Unfortunatly, LSTM models are black box models. Then, we cannot know the correlations used by the model to predict the next line of logs.

To solve this first issue, we use an attention layer to get the weight of each input. The more weight, the more impact of the prediction of the LSTM.

Without parameters

By design, LogFlow does not require any parameters. You can know forget the tedious task of deriving the optimal parameters from a bunch of boring experiments.

LogFlow algorithm example¶

Log parser¶

Let’s start with the following line of logs:

1) Temperature_Celsius changed from 55 to 54
2) Connection of user=R52 from Moon
3) Temperature_Celsius changed from 54 to 53
4) Connection of user=B782 from Moon
5) Connection of user=Felix from Mars

The first step is to describe each word with a descriptor. Indeed using a strict equality between the words to compare them would be too restrictive. If we take two memory addresses, 0x0c35685d and 0x200da20c, with a strict equality, we would simply consider them as different tokens, and so, we may conclude that the token is simply a variable part in alog template.

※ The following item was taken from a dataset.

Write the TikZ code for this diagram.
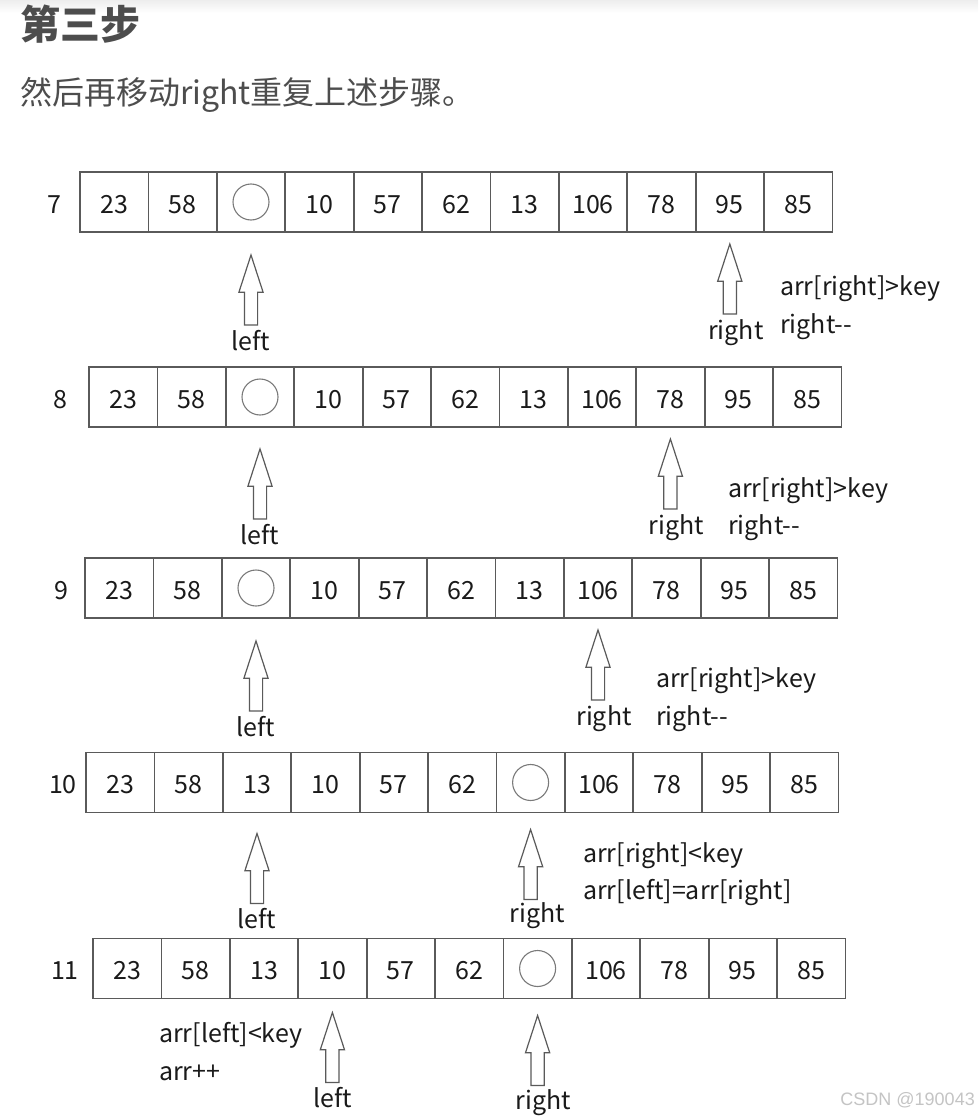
\documentclass[tikz,border=0pt]{standalone}
\usepackage{fontspec}
\setmainfont{Noto Sans CJK SC}
\newfontfamily\markfont{Liberation Sans}
\usepackage{xcolor}
\usepackage{tikz}
\usetikzlibrary{shapes, shapes.arrows, positioning}

\definecolor{boxgray}{HTML}{5A5A5A}
\definecolor{holegray}{HTML}{7A7A7A}
\definecolor{inkblack}{HTML}{1A1A1A}
\definecolor{headgray}{HTML}{4D4D4D}
\definecolor{markgray}{HTML}{C4C4C4}

\begin{document}
\begin{tikzpicture}[
    x=1pt, y=-1pt,
    font=\fontsize{25}{30}\selectfont,
    cell/.style={rectangle, draw=boxgray, line width=1.8pt, minimum width=68.4pt, minimum height=60pt, inner sep=0pt, outer sep=0pt, text height=22.5pt, text depth=0pt, text=inkblack},
    hole/.style={circle, draw=holegray, line width=1.1pt, minimum size=36pt, inner sep=0pt},
    pointer/.style={single arrow, draw=boxgray, fill=white, line width=1.2pt, rotate=90, minimum height=70pt, minimum width=23pt, single arrow head extend=5.5pt, single arrow tip angle=36, inner xsep=0pt, inner ysep=6pt, outer sep=0pt},
    tag/.style={text=inkblack, inner sep=0pt, text height=19pt, text depth=6pt},
    note/.style={text=inkblack, inner sep=0pt, anchor=base west},
    rowno/.style={text=inkblack, inner sep=0pt, text height=22.5pt, text depth=0pt}
]

% Page
\fill[white] (0,0) rectangle (978,1116);
\shade[top color=black!7, bottom color=white] (0,0) rectangle (978,13);

% Heading
\node[anchor=base west, inner sep=0pt, text=headgray, font=\bfseries\fontsize{40}{48}\selectfont] (title) at (20,40) {第三步};
\node[anchor=base west, inner sep=0pt, text=headgray, font=\fontsize{32}{38}\selectfont] (intro) at (20,104) {然后再移动right重复上述步骤。};

% Row 7
\node[cell, anchor=west] (c7a) at (80,202) {23};
\node[cell, right=0pt of c7a] (c7b) {58};
\node[cell, right=0pt of c7b] (c7c) {};
\node[cell, right=0pt of c7c] (c7d) {10};
\node[cell, right=0pt of c7d] (c7e) {57};
\node[cell, right=0pt of c7e] (c7f) {62};
\node[cell, right=0pt of c7f] (c7g) {13};
\node[cell, right=0pt of c7g] (c7h) {106};
\node[cell, right=0pt of c7h] (c7i) {78};
\node[cell, right=0pt of c7i] (c7j) {95};
\node[cell, right=0pt of c7j] (c7k) {85};
\node[hole] (h7) at (c7c) {};
\node[rowno, left=18pt of c7a] (n7) {7};
\node[pointer, below=15pt of c7c, anchor=tip, xshift=-8pt] (l7) {};
\node[pointer, below=8pt of c7j, anchor=tip, xshift=-4pt] (r7) {};
\node[tag, below=6pt of l7.tail] (tl7) {left};
\node[tag, below=6pt of r7.tail, xshift=6pt] (tr7) {right};
\node[note] (a7) at (780,295) {arr[right]>key};
\node[note] (b7) at (780,333) {right-{}-};

% Row 8
\node[cell, anchor=west] (c8a) at (89,397) {23};
\node[cell, right=0pt of c8a] (c8b) {58};
\node[cell, right=0pt of c8b] (c8c) {};
\node[cell, right=0pt of c8c] (c8d) {10};
\node[cell, right=0pt of c8d] (c8e) {57};
\node[cell, right=0pt of c8e] (c8f) {62};
\node[cell, right=0pt of c8f] (c8g) {13};
\node[cell, right=0pt of c8g] (c8h) {106};
\node[cell, right=0pt of c8h] (c8i) {78};
\node[cell, right=0pt of c8i] (c8j) {95};
\node[cell, right=0pt of c8j] (c8k) {85};
\node[hole] (h8) at (c8c) {};
\node[rowno, left=21pt of c8a] (n8) {8};
\node[pointer, below=15pt of c8c, anchor=tip, xshift=-7pt] (l8) {};
\node[pointer, below=15pt of c8i, anchor=tip, xshift=3pt] (r8) {};
\node[tag, below=6pt of l8.tail] (tl8) {left};
\node[tag, below=6pt of r8.tail, xshift=6pt] (tr8) {right};
\node[note] (a8) at (728,497) {arr[right]>key};
\node[note] (b8) at (728,534) {right-{}-};

% Row 9
\node[cell, anchor=west] (c9a) at (85,588) {23};
\node[cell, right=0pt of c9a] (c9b) {58};
\node[cell, right=0pt of c9b] (c9c) {};
\node[cell, right=0pt of c9c] (c9d) {10};
\node[cell, right=0pt of c9d] (c9e) {57};
\node[cell, right=0pt of c9e] (c9f) {62};
\node[cell, right=0pt of c9f] (c9g) {13};
\node[cell, right=0pt of c9g] (c9h) {106};
\node[cell, right=0pt of c9h] (c9i) {78};
\node[cell, right=0pt of c9i] (c9j) {95};
\node[cell, right=0pt of c9j] (c9k) {85};
\node[hole] (h9) at (c9c) {};
\node[rowno, left=16pt of c9a] (n9) {9};
\node[pointer, below=15pt of c9c, anchor=tip, xshift=-8pt] (l9) {};
\node[pointer, below=15pt of c9h, anchor=tip, xshift=3pt] (r9) {};
\node[tag, below=6pt of l9.tail] (tl9) {left};
\node[tag, below=6pt of r9.tail, xshift=6pt] (tr9) {right};
\node[note] (a9) at (656,687) {arr[right]>key};
\node[note] (b9) at (656,725) {right-{}-};

% Row 10
\node[cell, anchor=west] (c10a) at (86,782.5) {23};
\node[cell, right=0pt of c10a] (c10b) {58};
\node[cell, right=0pt of c10b] (c10c) {13};
\node[cell, right=0pt of c10c] (c10d) {10};
\node[cell, right=0pt of c10d] (c10e) {57};
\node[cell, right=0pt of c10e] (c10f) {62};
\node[cell, right=0pt of c10f] (c10g) {};
\node[cell, right=0pt of c10g] (c10h) {106};
\node[cell, right=0pt of c10h] (c10i) {78};
\node[cell, right=0pt of c10i] (c10j) {95};
\node[cell, right=0pt of c10j] (c10k) {85};
\node[hole] (h10) at (c10g) {};
\node[rowno, left=9pt of c10a] (n10) {10};
\node[pointer, below=14pt of c10c, anchor=tip, xshift=-7pt] (l10) {};
\node[pointer, below=10pt of c10g, anchor=tip, xshift=-7pt] (r10) {};
\node[tag, below=6pt of l10.tail] (tl10) {left};
\node[tag, below=4pt of r10.tail, xshift=7pt] (tr10) {right};
\node[note] (a10) at (583,862) {arr[right]<key};
\node[note] (b10) at (583,899) {arr[left]=arr[right]};

% Row 11
\node[cell, anchor=west] (c11a) at (93,968.5) {23};
\node[cell, right=0pt of c11a] (c11b) {58};
\node[cell, right=0pt of c11b] (c11c) {13};
\node[cell, right=0pt of c11c] (c11d) {10};
\node[cell, right=0pt of c11d] (c11e) {57};
\node[cell, right=0pt of c11e] (c11f) {62};
\node[cell, right=0pt of c11f] (c11g) {};
\node[cell, right=0pt of c11g] (c11h) {106};
\node[cell, right=0pt of c11h] (c11i) {78};
\node[cell, right=0pt of c11i] (c11j) {95};
\node[cell, right=0pt of c11j] (c11k) {85};
\node[hole] (h11) at (c11g) {};
\node[rowno, left=14pt of c11a] (n11) {11};
\node[pointer, below=10pt of c11d, anchor=tip, xshift=-4pt] (l11) {};
\node[pointer, below=10pt of c11g, anchor=tip, xshift=-7pt] (r11) {};
\node[tag, below=6pt of l11.tail] (tl11) {left};
\node[tag, below=5pt of r11.tail, xshift=6pt] (tr11) {right};
\node[note] (a11) at (159,1042) {arr[left]<key};
\node[note] (b11) at (159,1080) {arr++};

% Watermark
\node[anchor=base east, inner sep=0pt, text=markgray, font=\markfont\fontsize{18}{20}\selectfont] (mark) at (975,1105) {CSDN @190043};

\end{tikzpicture}
\end{document}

But we think that a more accurate template should consider this token is a memory address.

The descriptors are built using the following rules: 1) For words including only letters, the descriptor is the word itself 2) For words including only numerical characters, the descriptor is the constant NB 3) For all other words, the descriptor is a vector including 5 entries. The first 4 entries are boolean values describing the presence of a type of character: numerical characters, uppercase letters, lowercase letters, non alpha-numeric characters. The last entry is the length of the word.

Then, we have:

1) (0,1,1,1,19) changed from NB to NB
2) Connection of user (1,0,1,0,3) from Moon
3) (0,1,1,1,19) changed from NB to NB
4) Connection of user (1,0,1,0,4) from Moon
5) Connection of user Felix from Mars

To find the patterns, we use our simple rule: the fixed parts are the most common parts in a log. We count the common words with other lines for each line (it uses hashmap in the code to speed up and have a linear complexity instead of quadratic one.)

We have:

1) [1, 1, 1, 1, 1, 1]
2) [2, 2, 2, 0, 2, 1]
3) [1, 1, 1, 1, 1, 1]
4) [2, 2, 2, 0, 2, 1]
5) [2, 2, 2, 0, 2, 0]

For the line 2), the fixed parts are the most common parts in a log. Hence, the common words with 2 other lines. For this line, we get “user * from *”

LSTM part¶

Based on the previous detected pattern, each line is associated with a number (the id of its pattern). We use word2vec algorithm to turn this id into a numerical vector.

Then, we build a LSTM model following this representation: attention layer => LSTM => Fully connected => Output

The input of the attention layer is the X previous logs turned into numerical vectors. The output is the next log. Using the weights provided by the attention layer, we can deduce the correlations. If the weight is greater than a threshold, then we decide that there is a correlation.